Following the dramatic announcement from the European Central Bank on 23rd January we consider the latest forecasts for the shared currency against the dollar.
With one trillion extra euro expected to be swimming around global financial markets in the next two years we consider where the shared currency's exchange rate will finally end up.
While the question of whether it will actually fix the economy is yet to be seen, it is our job to keep an eye on the forecasters as they try and gauge where the euro will end up.
All we know at this stage is that the impact on foreign exchange markets has been significant. At the time of writing we see:
- The euro to dollar exchange rate (EUR/USD) is quoted at 1.1269 at the time of writing.
- The euro to pound sterling exchange rate (EUR/GBP) is at 0.7503.
- The euro to Australian dollar exchange rate (EUR/AUD) is at 1.4234.

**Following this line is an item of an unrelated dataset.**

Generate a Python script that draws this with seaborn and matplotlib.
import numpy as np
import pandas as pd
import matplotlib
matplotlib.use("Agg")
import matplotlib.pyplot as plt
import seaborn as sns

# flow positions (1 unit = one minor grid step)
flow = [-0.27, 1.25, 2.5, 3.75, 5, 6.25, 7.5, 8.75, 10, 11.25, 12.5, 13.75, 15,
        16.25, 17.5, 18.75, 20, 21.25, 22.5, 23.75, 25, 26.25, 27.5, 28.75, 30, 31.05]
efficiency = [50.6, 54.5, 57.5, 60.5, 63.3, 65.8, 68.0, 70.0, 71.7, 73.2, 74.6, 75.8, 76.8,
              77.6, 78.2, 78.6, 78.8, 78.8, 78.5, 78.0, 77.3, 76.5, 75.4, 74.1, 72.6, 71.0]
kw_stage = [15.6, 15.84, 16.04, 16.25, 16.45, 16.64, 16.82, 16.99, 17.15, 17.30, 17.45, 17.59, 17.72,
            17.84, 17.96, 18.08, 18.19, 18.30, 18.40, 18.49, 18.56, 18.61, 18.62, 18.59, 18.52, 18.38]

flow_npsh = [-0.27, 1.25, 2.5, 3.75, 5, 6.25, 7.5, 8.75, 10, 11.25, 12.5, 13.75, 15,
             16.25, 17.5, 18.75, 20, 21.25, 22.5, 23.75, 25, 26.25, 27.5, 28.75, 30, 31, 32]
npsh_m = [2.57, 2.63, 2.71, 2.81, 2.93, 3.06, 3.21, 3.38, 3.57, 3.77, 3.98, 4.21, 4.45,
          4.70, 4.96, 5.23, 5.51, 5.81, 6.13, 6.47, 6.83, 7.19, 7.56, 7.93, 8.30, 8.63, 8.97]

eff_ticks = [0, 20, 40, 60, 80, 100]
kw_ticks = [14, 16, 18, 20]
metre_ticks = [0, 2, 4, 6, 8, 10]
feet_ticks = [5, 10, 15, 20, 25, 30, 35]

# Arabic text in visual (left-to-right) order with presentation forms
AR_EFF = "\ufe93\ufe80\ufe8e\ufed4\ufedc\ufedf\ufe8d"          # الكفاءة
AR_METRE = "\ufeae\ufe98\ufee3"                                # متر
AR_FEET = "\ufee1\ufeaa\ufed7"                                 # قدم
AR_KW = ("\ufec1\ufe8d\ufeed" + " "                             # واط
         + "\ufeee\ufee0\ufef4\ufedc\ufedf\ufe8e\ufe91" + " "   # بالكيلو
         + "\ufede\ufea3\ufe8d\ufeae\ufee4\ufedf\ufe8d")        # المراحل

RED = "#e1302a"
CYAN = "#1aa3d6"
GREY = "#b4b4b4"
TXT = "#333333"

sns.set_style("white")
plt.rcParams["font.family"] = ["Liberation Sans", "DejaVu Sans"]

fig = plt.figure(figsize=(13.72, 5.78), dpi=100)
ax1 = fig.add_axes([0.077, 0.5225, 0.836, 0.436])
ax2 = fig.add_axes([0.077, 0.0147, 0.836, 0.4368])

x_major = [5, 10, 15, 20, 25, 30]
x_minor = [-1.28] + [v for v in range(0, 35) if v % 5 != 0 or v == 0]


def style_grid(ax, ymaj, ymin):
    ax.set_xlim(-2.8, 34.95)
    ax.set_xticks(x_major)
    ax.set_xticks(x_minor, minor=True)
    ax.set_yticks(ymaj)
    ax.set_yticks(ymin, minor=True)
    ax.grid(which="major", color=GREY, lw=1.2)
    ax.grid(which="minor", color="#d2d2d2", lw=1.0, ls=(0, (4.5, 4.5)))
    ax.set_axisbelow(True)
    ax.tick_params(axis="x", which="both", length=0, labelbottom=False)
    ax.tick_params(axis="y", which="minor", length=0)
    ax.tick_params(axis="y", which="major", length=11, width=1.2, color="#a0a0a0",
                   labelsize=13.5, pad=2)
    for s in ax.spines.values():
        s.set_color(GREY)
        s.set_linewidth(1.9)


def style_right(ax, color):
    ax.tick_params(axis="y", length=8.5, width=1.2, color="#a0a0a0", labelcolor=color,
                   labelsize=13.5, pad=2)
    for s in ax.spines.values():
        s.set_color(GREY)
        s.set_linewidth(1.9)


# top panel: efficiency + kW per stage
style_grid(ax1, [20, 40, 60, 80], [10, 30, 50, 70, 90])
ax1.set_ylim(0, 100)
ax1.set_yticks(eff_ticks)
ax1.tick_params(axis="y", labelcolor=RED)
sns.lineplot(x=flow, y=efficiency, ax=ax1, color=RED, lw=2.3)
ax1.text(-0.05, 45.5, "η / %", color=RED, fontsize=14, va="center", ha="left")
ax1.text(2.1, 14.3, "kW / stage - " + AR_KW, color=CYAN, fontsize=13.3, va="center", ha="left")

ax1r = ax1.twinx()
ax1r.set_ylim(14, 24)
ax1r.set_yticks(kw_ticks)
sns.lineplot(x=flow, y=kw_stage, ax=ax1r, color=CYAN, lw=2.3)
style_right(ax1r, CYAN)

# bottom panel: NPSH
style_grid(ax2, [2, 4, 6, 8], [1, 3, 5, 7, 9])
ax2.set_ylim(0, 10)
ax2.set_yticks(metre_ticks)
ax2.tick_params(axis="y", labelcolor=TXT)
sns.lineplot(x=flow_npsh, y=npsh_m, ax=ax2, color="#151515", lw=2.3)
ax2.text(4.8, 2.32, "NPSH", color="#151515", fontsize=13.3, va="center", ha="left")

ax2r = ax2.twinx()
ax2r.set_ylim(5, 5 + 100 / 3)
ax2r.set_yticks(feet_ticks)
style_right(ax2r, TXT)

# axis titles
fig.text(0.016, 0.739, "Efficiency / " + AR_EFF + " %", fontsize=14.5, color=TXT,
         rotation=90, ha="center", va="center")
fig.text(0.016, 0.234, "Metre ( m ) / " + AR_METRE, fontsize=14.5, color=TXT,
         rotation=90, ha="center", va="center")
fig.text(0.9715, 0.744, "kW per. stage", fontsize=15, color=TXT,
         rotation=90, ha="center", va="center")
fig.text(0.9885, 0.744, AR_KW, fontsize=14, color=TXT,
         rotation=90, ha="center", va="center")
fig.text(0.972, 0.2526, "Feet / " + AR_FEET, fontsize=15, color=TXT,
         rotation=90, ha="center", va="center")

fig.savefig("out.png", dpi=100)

Quantitative Easing Engineered Meticulously
“Mario Draghi announced the European version of QE and it did not disappoint. Rather than provide a mealy mouthed effort, after a year of planning the ECB has delivered a program that should now define the shape of the European project for an extended period of time," notes Dawn Kendall at Investec Wealth & Investment.
Kendall goes on to say:
"With Germanic attention to detail, this plan has been engineered to within an inch of its life. Now, all eyes will be on the execution. Unlike the UK, US and Japan, the European Union is not homogeneous. In recent weeks, the big question overhanging the market was over risk-sharing and mutualisation. These issues have been addressed clearly and are universally positive."
The impact of the announcement was to pressure the EUR and support risk assets.

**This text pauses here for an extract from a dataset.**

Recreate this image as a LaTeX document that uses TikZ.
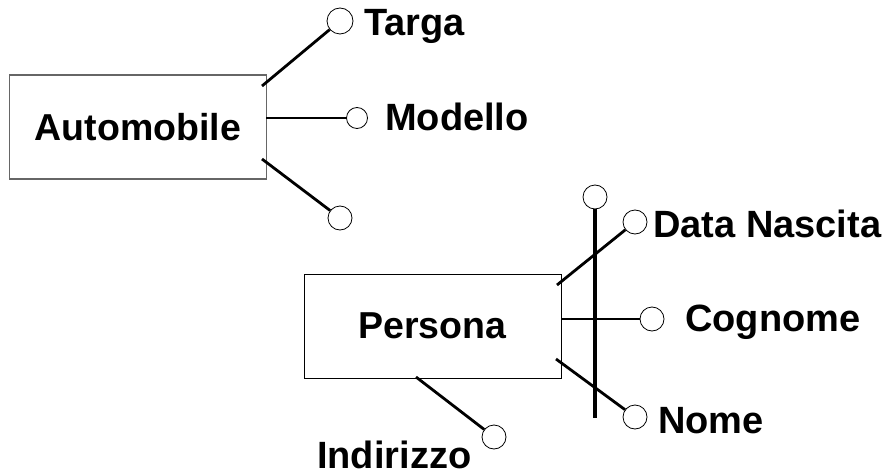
\documentclass[tikz,border=0pt]{standalone}
\usepackage{fontspec}
\setmainfont{Liberation Sans}
\begin{document}
\begin{tikzpicture}
	[x=1pt, y=-1pt,
	entita/.style		={rectangle, draw=black, line width=1pt, minimum width=257pt, minimum height=104pt, inner sep=0pt, font=\fontsize{37.5}{40}\selectfont\bfseries},
	attributo/.style	={circle, draw=black, line width=0.8pt, minimum size=24pt, inner sep=0pt},
	etichetta/.style	={anchor=base west, inner sep=0pt, font=\fontsize{38}{40}\selectfont\bfseries},
	legame/.style		={line width=2.8pt},
	barra/.style		={line width=3.6pt},]
	\useasboundingbox (0,0) rectangle (888,476);
	% entita
	\node[entita, draw=black!60, line width=1.3pt]	(auto)	at (138,127)	{Automobile};
	\node[entita]									(pers)	at (432.5,326)	{Persona};
	% attributi di Automobile
	\node[attributo, minimum size=26pt]	(targa)		at (340,21)		{};
	\node[attributo, minimum size=21pt]	(modello)	at (357,118)	{};
	\node[attributo]					(auto3)		at (340,218)	{};
	\node[etichetta]	(ltarga)	at (364,36)		{Targa};
	\node[etichetta]	(lmodello)	at (385,131)	{Modello};
	\coordinate (a1) at (262,86);
	\coordinate (a2) at (266,118);
	\coordinate (a3) at (262,159);
	\draw[legame] (a1) -- (targa);
	\draw[legame] (a2) -- (modello);
	\draw[legame] (a3) -- (auto3);
	% attributi di Persona
	\node[attributo]	(cima)		at (595,197)	{};
	\node[attributo]	(data)		at (635,222)	{};
	\node[attributo]	(cognome)	at (652,319)	{};
	\node[attributo]	(nome)		at (635,417)	{};
	\node[attributo]	(indirizzo)	at (494,437)	{};
	\node[etichetta]	(ldata)			at (653,237)	{Data Nascita};
	\node[etichetta]	(lcognome)		at (685,331)	{Cognome};
	\node[etichetta]	(lnome)			at (658,433)	{Nome};
	\node[etichetta]	(lindirizzo)	at (317,468)	{Indirizzo};
	\coordinate (p1) at (557,285);
	\coordinate (p2) at (561,319);
	\coordinate (p3) at (556,359);
	\coordinate (p4) at (416,377);
	\coordinate (fondo) at (595,418);
	\draw[legame] (p1) -- (data);
	\draw[legame] (p2) -- (cognome);
	\draw[legame] (p3) -- (nome);
	\draw[legame] (p4) -- (indirizzo);
	\draw[barra] (cima) -- (fondo);
\end{tikzpicture}
\end{document}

"Our revised call for EURUSD to push under parity before the year-end reflects our expectation of what the additional balance sheet expansion implies for the exchange rate alongside our call that the Fed can achieve rate lift off in H2 this year," says Shaun Osborne at TD Securities.
Commenting further on the outlook Osborne says:
"We had thought that EURUSD’s decline through the 1.21/1.22 support zone late last year heralded and extension of the broader, bear trend towards 1.12 (61.8% retracement of the 0.82/1.60 rally).

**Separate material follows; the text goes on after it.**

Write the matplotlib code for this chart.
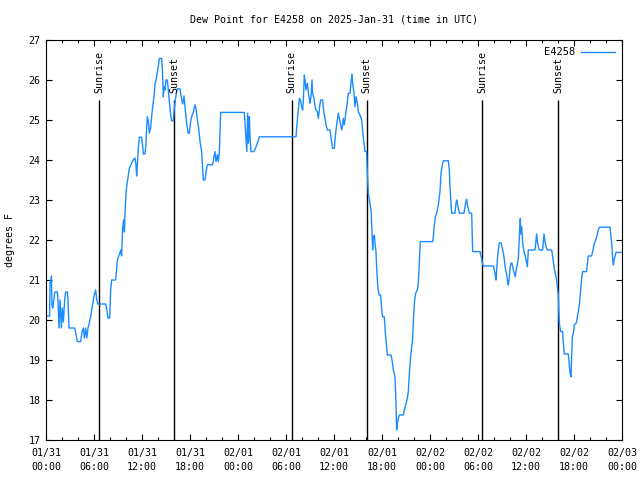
import datetime as dt
import numpy as np
import matplotlib
matplotlib.use("Agg")
import matplotlib.pyplot as plt
from matplotlib.ticker import MultipleLocator

# Dew point trace for station E4258, hours since 2025-01-31 00:00 UTC
station = "E4258"
hours = [
    0.0, 0.45, 0.5, 0.67, 0.75, 0.85, 1.1, 1.42, 1.5, 1.62, 1.75, 1.92, 2.04, 2.17, 2.33, 2.46, 2.67, 2.75, 2.87,
    3.58, 3.7, 3.92, 4.33, 4.5, 4.67, 4.8, 4.96, 5.1, 5.25, 5.38, 5.6, 5.79, 6.0, 6.21, 6.35, 6.5, 7.46, 7.6,
    7.75, 7.96, 8.08, 8.21, 8.71, 8.8, 8.92,
    9.25, 9.35, 9.45, 9.58, 9.7, 9.8, 9.875, 10.0, 10.17, 10.3, 10.42, 10.7, 10.9, 11.125, 11.25, 11.33, 11.42,
    11.54, 11.67, 11.96, 12.08, 12.17, 12.375, 12.5, 12.58, 12.67, 12.8, 12.92, 13.08, 13.2, 13.33, 13.5,
    13.625, 13.75, 13.92, 14.04, 14.17, 14.46, 14.55, 14.67, 14.75, 14.88, 15.0, 15.17, 15.29, 15.42, 15.58,
    15.71, 15.92, 16.04, 16.17, 16.29, 16.42, 16.75, 16.88, 17.08, 17.25, 17.375, 17.58, 17.79, 17.92, 18.08,
    18.2, 18.42, 18.625, 18.75, 18.92, 19.08, 19.25, 19.46, 19.58, 19.67, 19.875, 20.04, 20.17, 20.83, 21.0,
    21.125, 21.25, 21.42, 21.54, 21.67, 21.75, 21.83, 24.79, 24.85, 25.0, 25.1, 25.21, 25.3, 25.42, 25.5,
    25.625, 26.0, 26.25, 26.5, 26.67, 31.25,
    31.42, 31.54, 31.67, 31.8, 31.96, 32.08, 32.17, 32.29, 32.38, 32.5, 32.67, 32.8, 32.92, 33.0, 33.125, 33.25,
    33.33, 33.5, 33.6, 33.75, 33.92, 34.04, 34.2, 34.33, 34.58, 34.67, 34.75, 34.875, 35.0, 35.17, 35.5, 35.67,
    35.83, 36.04, 36.125, 36.25, 36.4, 36.54, 36.67, 36.83, 36.96, 37.08, 37.17, 37.29, 37.38, 37.5, 37.65,
    37.79, 38.0, 38.1, 38.25, 38.33, 38.5, 38.62, 38.75, 38.92, 39.04, 39.25, 39.46, 39.6, 39.75, 39.875,
    40.08, 40.17, 40.29, 40.5, 40.625, 40.75, 40.83, 40.92, 41.05, 41.125, 41.25, 41.33, 41.46, 41.625, 41.83,
    41.96, 42.08, 42.29, 42.42, 42.58, 42.67, 43.125, 43.25, 43.42, 43.625, 43.75, 43.83, 43.92, 44.04, 44.17,
    44.67, 44.79, 44.96, 45.125, 45.29, 45.42, 45.58, 45.71, 45.83, 45.92, 46.04, 46.21, 46.42, 46.54, 46.67,
    46.79, 48.33, 48.42, 48.5, 48.67, 48.83, 49.0, 49.125, 49.25, 49.375, 49.54, 49.67, 50.29, 50.42, 50.5,
    50.625, 50.71, 51.125, 51.25, 51.33, 51.42, 51.54, 51.67, 52.25, 52.375, 52.5, 52.58, 52.67, 52.79, 52.92,
    53.21, 53.27, 53.33, 54.25, 54.33, 54.46, 54.55, 54.67, 55.92, 56.04, 56.15, 56.25, 56.42, 56.54, 56.67,
    56.875, 57.0, 57.17, 57.3, 57.42, 57.58, 57.7, 57.79, 57.9, 58.0, 58.12, 58.25, 58.42, 58.54, 58.65, 58.75,
    58.9, 59.04, 59.17, 59.25, 59.29, 59.33, 59.46, 59.58, 59.75, 59.875, 60.0, 60.08, 60.17, 60.29, 61.125,
    61.25, 61.33, 61.42, 61.54, 61.67, 62.08, 62.17, 62.25, 62.38, 62.5, 62.67, 63.21, 63.3, 63.42, 63.54,
    63.625, 63.75, 63.83, 63.96, 64.04, 64.1, 64.17, 64.33, 64.58, 64.67, 64.79, 65.29, 65.42, 65.5, 65.625,
    65.71, 65.79, 65.92, 66.04, 66.25, 66.33, 66.42, 66.54, 66.7, 66.83, 66.96, 67.08, 67.58, 67.67, 67.79,
    68.21, 68.33, 68.5, 68.62, 68.75, 68.9, 69.04, 69.17, 70.5, 70.625, 70.75, 70.83, 70.92, 71.0, 71.125,
    71.25, 71.96,
]
dewpoint = [
    20.1, 20.1, 20.9, 21.1, 20.35, 20.3, 20.7, 20.7, 20.5, 19.8, 20.5, 19.8, 20.3, 19.95, 20.5, 20.7, 20.7, 20.5, 19.8,
    19.8, 19.7, 19.46, 19.46, 19.7, 19.8, 19.55, 19.8, 19.55, 19.8, 19.9, 20.1, 20.35, 20.6, 20.75, 20.5, 20.4, 20.4, 20.25,
    20.05, 20.05, 20.75, 21.0, 21.0, 21.2, 21.5,
    21.68, 21.75, 21.6, 22.3, 22.5, 22.2, 22.67, 23.2, 23.46, 23.62, 23.8, 23.92, 24.0, 24.05, 23.87, 23.6, 23.87,
    24.3, 24.57, 24.57, 24.35, 24.15, 24.15, 24.4, 24.8, 25.08, 24.97, 24.67, 24.8, 25.08, 25.33, 25.58,
    25.9, 26.0, 26.2, 26.35, 26.54, 26.54, 26.25, 25.58, 25.83, 25.75, 26.0, 26.0, 25.75, 25.46, 25.12,
    24.98, 24.98, 25.29, 25.5, 25.67, 25.78, 25.78, 25.6, 25.4, 25.6, 25.33, 24.92, 24.67, 24.67, 24.96,
    25.08, 25.2, 25.38, 25.29, 25.0, 24.8, 24.46, 24.21, 23.75, 23.5, 23.5, 23.75, 23.88, 23.88, 24.08,
    24.21, 23.96, 24.13, 23.96, 24.21, 24.7, 25.19, 25.19, 25.0, 24.5, 24.21, 25.17, 24.42, 25.08, 24.58,
    24.21, 24.21, 24.33, 24.46, 24.58, 24.58,
    25.0, 25.25, 25.54, 25.5, 25.33, 25.25, 25.5, 26.125, 26.0, 25.75, 25.92, 25.67, 25.54, 25.42, 25.58, 26.0,
    25.67, 25.54, 25.375, 25.25, 25.21, 25.04, 25.33, 25.5, 25.5, 25.29, 25.17, 25.04, 24.88, 24.75, 24.75, 24.5,
    24.29, 24.29, 24.5, 24.75, 24.96, 25.17, 25.04, 24.88, 24.75, 24.88, 25.04, 24.88, 25.0, 25.21, 25.42,
    25.67, 25.67, 25.875, 26.15, 25.92, 25.67, 25.33, 25.58, 25.42, 25.21, 25.125, 25.0, 24.67, 24.42, 24.21,
    24.21, 23.67, 23.17, 22.92, 22.75, 22.21, 21.75, 22.08, 22.12, 21.92, 21.71, 21.33, 20.875, 20.625, 20.625,
    20.25, 20.08, 20.08, 19.67, 19.33, 19.125, 19.125, 19.0, 18.75, 18.58, 17.92, 17.25, 17.42, 17.54, 17.625,
    17.625, 17.75, 17.875, 18.0, 18.21, 18.67, 19.08, 19.33, 19.54, 19.96, 20.42, 20.67, 20.75, 20.92, 21.46,
    21.96, 21.96, 22.08, 22.29, 22.58, 22.67, 22.83, 23.0, 23.21, 23.67, 23.88, 23.98, 23.98, 23.75, 23.33,
    22.92, 22.67, 22.67, 22.92, 23.0, 22.92, 22.79, 22.67, 22.67, 22.83, 22.96, 23.02, 22.88, 22.79, 22.67,
    22.67, 22.17, 21.71, 21.71, 21.63, 21.54, 21.42, 21.35, 21.35, 21.25, 21.13, 21.0, 21.5, 21.75, 21.93,
    21.93, 21.83, 21.67, 21.5, 21.29, 21.13, 20.96, 20.875, 21.04, 21.29, 21.42, 21.42, 21.25, 21.17, 21.08, 21.21,
    21.38, 21.54, 22.08, 22.33, 22.54, 22.15, 22.33, 21.92, 21.71, 21.63, 21.5, 21.42, 21.33, 21.75, 21.75,
    22.0, 22.15, 21.96, 21.83, 21.75, 21.75, 21.96, 22.15, 21.96, 21.83, 21.75, 21.75, 21.625, 21.46, 21.27,
    21.21, 21.08, 21.0, 20.75, 20.625, 20.25, 19.92, 19.71, 19.71, 19.42, 19.15, 19.15, 18.88, 18.67, 18.58,
    19.08, 19.58, 19.67, 19.88, 19.92, 19.96, 20.08, 20.21, 20.44, 20.75, 21.04, 21.21, 21.21, 21.42, 21.6,
    21.6, 21.71, 21.88, 21.96, 22.02, 22.13, 22.25, 22.32, 22.32, 22.08, 21.83, 21.52, 21.375, 21.5, 21.58,
    21.69, 21.69,
]

# sun events (hours since start)
sunTimes = [6.66, 16.04, 30.7, 40.08, 54.54, 64.04]
sunLabels = ["Sunrise", "Sunset", "Sunrise", "Sunset", "Sunrise", "Sunset"]

start = dt.datetime(2025, 1, 31)
xticks = np.arange(0, 73, 6)
xlabels = [(start + dt.timedelta(hours=int(h))).strftime("%m/%d\n%H:%M") for h in xticks]

plt.rcParams["font.family"] = ["DejaVu Sans Mono"]
plt.rcParams["font.size"] = 7.2

fig = plt.figure(figsize=(6.4, 4.8), dpi=100)
ax = fig.add_axes([46/640, 40/480, 576/640, 400/480])

# sunrise / sunset markers
ax.vlines(sunTimes, 17, 25.5, color="black", lw=1.0)
for t, lab in zip(sunTimes, sunLabels):
    ax.text(t, 25.68, lab, rotation=90, ha="center", va="bottom", fontsize=7.2)

ax.plot(hours, dewpoint, color="#1a8cff", lw=1.0, label=station)

ax.set_xlim(0, 72)
ax.set_ylim(17, 27)
ax.set_xticks(xticks)
ax.set_xticklabels(xlabels, linespacing=1.5)
ax.xaxis.set_minor_locator(MultipleLocator(2))
ax.yaxis.set_major_locator(MultipleLocator(1))
ax.tick_params(which="both", direction="in", top=True, right=True, width=0.8)
ax.tick_params(which="major", length=4)
ax.tick_params(which="minor", length=2.5)
ax.tick_params(axis="x", pad=6)
ax.tick_params(axis="y", pad=4)
for sp in ax.spines.values():
    sp.set_linewidth(0.8)

leg = ax.legend(loc="upper right", frameon=False, markerfirst=False, handlelength=3.2,
                borderaxespad=0.3, fontsize=7.5, handletextpad=0.6)

# title centred over the plot area, like gnuplot
fig.text(334/640, 1 - 19/480, "Dew Point for %s on 2025-Jan-31 (time in UTC)" % station,
         ha="center", va="center", fontsize=7.2)
fig.text(10/640, 0.5, "degrees F", rotation=90, ha="center", va="center", fontsize=7.2)

fig.savefig("out.png", dpi=100)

"The only thing that might slow the EUR decline from here (briefly) is a short-term corrective bounce in the next 1-2 big figures.
"EURUSD is down more than 10% in the past three months and 10-12% declines over three month periods since 1999 have frequently proven to be about as much of a move as can be sustained before a correction sets in outside of a major dislocation in markets (2008). Any near-term rebound would be merely corrective though and would represent a selling opportunity."